§ Given material:

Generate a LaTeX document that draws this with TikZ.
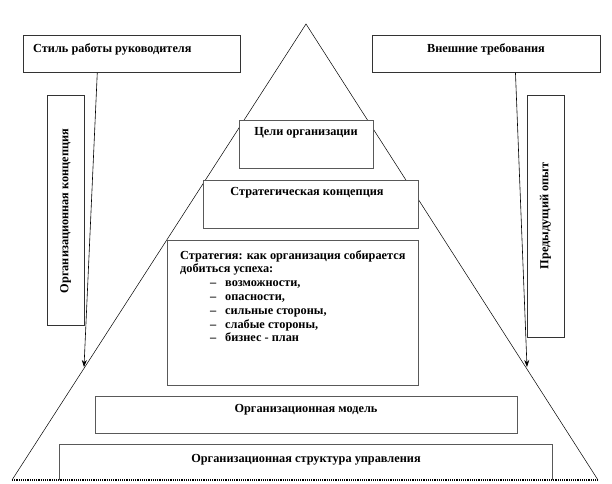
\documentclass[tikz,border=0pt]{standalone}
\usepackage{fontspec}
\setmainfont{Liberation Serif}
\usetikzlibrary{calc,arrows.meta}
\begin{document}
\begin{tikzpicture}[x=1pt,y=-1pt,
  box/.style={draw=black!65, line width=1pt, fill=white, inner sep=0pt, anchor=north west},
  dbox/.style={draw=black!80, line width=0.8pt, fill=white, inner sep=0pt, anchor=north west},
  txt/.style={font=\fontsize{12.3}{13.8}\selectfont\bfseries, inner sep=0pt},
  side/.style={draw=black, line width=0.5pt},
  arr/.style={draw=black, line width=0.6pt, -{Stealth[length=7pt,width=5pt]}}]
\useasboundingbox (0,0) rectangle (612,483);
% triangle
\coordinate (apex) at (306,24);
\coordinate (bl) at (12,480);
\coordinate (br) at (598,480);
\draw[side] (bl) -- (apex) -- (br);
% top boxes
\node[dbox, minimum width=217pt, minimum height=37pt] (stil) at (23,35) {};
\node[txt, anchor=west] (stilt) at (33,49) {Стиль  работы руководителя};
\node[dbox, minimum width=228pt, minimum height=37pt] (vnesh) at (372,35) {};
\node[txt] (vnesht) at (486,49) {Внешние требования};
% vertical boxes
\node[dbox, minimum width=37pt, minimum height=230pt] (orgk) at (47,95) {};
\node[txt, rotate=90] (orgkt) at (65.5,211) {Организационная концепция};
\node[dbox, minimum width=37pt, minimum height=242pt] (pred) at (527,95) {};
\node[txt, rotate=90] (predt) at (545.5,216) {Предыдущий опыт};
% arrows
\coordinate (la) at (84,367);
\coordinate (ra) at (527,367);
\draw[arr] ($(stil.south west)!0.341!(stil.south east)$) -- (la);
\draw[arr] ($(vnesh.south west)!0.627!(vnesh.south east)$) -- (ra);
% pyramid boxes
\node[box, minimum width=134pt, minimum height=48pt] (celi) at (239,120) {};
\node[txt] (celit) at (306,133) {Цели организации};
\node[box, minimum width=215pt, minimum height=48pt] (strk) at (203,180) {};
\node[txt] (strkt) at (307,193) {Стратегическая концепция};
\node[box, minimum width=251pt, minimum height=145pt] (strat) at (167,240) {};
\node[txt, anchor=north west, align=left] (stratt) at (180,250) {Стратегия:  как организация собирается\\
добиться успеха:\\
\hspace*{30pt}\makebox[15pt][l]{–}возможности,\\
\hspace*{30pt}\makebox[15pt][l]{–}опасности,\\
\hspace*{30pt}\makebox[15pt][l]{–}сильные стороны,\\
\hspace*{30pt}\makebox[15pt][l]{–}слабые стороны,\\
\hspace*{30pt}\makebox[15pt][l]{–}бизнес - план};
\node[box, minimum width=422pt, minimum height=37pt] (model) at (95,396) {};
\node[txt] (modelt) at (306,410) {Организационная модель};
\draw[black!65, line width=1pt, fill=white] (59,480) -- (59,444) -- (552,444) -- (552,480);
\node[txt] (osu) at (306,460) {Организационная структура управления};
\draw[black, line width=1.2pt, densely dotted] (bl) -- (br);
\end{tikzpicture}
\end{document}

§ Exercise:
All of the lines above should be printed exactly, minus the pictures.

§ Task output:
Generate a LaTeX document that draws this with TikZ.
\documentclass[tikz,border=0pt]{standalone}
\usepackage{fontspec}
\setmainfont{Liberation Serif}
\usetikzlibrary{calc,arrows.meta}
\begin{document}
\begin{tikzpicture}[x=1pt,y=-1pt,
  box/.style={draw=black!65, line width=1pt, fill=white, inner sep=0pt, anchor=north west},
  dbox/.style={draw=black!80, line width=0.8pt, fill=white, inner sep=0pt, anchor=north west},
  txt/.style={font=\fontsize{12.3}{13.8}\selectfont\bfseries, inner sep=0pt},
  side/.style={draw=black, line width=0.5pt},
  arr/.style={draw=black, line width=0.6pt, -{Stealth[length=7pt,width=5pt]}}]
\useasboundingbox (0,0) rectangle (612,483);
% triangle
\coordinate (apex) at (306,24);
\coordinate (bl) at (12,480);
\coordinate (br) at (598,480);
\draw[side] (bl) -- (apex) -- (br);
% top boxes
\node[dbox, minimum width=217pt, minimum height=37pt] (stil) at (23,35) {};
\node[txt, anchor=west] (stilt) at (33,49) {Стиль  работы руководителя};
\node[dbox, minimum width=228pt, minimum height=37pt] (vnesh) at (372,35) {};
\node[txt] (vnesht) at (486,49) {Внешние требования};
% vertical boxes
\node[dbox, minimum width=37pt, minimum height=230pt] (orgk) at (47,95) {};
\node[txt, rotate=90] (orgkt) at (65.5,211) {Организационная концепция};
\node[dbox, minimum width=37pt, minimum height=242pt] (pred) at (527,95) {};
\node[txt, rotate=90] (predt) at (545.5,216) {Предыдущий опыт};
% arrows
\coordinate (la) at (84,367);
\coordinate (ra) at (527,367);
\draw[arr] ($(stil.south west)!0.341!(stil.south east)$) -- (la);
\draw[arr] ($(vnesh.south west)!0.627!(vnesh.south east)$) -- (ra);
% pyramid boxes
\node[box, minimum width=134pt, minimum height=48pt] (celi) at (239,120) {};
\node[txt] (celit) at (306,133) {Цели организации};
\node[box, minimum width=215pt, minimum height=48pt] (strk) at (203,180) {};
\node[txt] (strkt) at (307,193) {Стратегическая концепция};
\node[box, minimum width=251pt, minimum height=145pt] (strat) at (167,240) {};
\node[txt, anchor=north west, align=left] (stratt) at (180,250) {Стратегия:  как организация собирается\\
добиться успеха:\\
\hspace*{30pt}\makebox[15pt][l]{–}возможности,\\
\hspace*{30pt}\makebox[15pt][l]{–}опасности,\\
\hspace*{30pt}\makebox[15pt][l]{–}сильные стороны,\\
\hspace*{30pt}\makebox[15pt][l]{–}слабые стороны,\\
\hspace*{30pt}\makebox[15pt][l]{–}бизнес - план};
\node[box, minimum width=422pt, minimum height=37pt] (model) at (95,396) {};
\node[txt] (modelt) at (306,410) {Организационная модель};
\draw[black!65, line width=1pt, fill=white] (59,480) -- (59,444) -- (552,444) -- (552,480);
\node[txt] (osu) at (306,460) {Организационная структура управления};
\draw[black, line width=1.2pt, densely dotted] (bl) -- (br);
\end{tikzpicture}
\end{document}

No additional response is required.